- Theatrical release poster
- Directed by: Anca Damian
- Screenplay by: Anca Damian; Lia Bugnar;
- Produced by: Anca Damian; Tom Dercourt; Sophie Erbs; Codin Maticiuc; Frantz Richard;
- Starring: Florin Piersic Jr.; Ofelia Popii; Adrian Titieni; Alexandru Nagy; Rodica Negrea;
- Cinematography: Dominique Colin
- Edited by: Basile Belkhiri
- Music by: Romain Trouillet
- Production companies: Aparte Film; Cinéma Defacto;
- Release dates: 18 October 2018 (Warsaw Film Festival); 30 November 2018 (Romania);
- Running time: 100 minutes
- Language: Romanian
- Budget: €800,000
- Box office: $2,577

= Moon Hotel Kabul =

2018 film directed by Anca Damian

Moon Hotel Kabul is a 2018 Romanian-French drama film directed by Anca Damian and written by Damian and Lia Bugnar. It tells the story of Ivan (played by Florin Piersic Jr.), a charismatic but cynical journalist who starts to reconsider his life after Ioana (played by Ofelia Popii), a translator with whom he has had a one-night stand in a hotel in Kabul, commits suicide one day later. The film was shot in 2016, in Bucharest and Morocco, "as it was too risky to shoot in Kabul at that time".
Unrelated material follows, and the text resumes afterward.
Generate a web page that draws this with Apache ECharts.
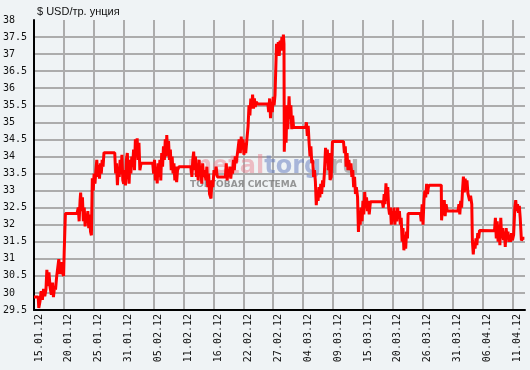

The film premiered on October 18, 2018, at the Warsaw Film Festival where Damian received the Best Director award. It was theatrically released in Romanian on November 30, 2018. At the 2019 Gopo Awards, Alexandru Nagy was nominated for Best Actor in a Supporting Role, and Popii and Rodica Negrea were nominated for Best Actress in a Supporting Role.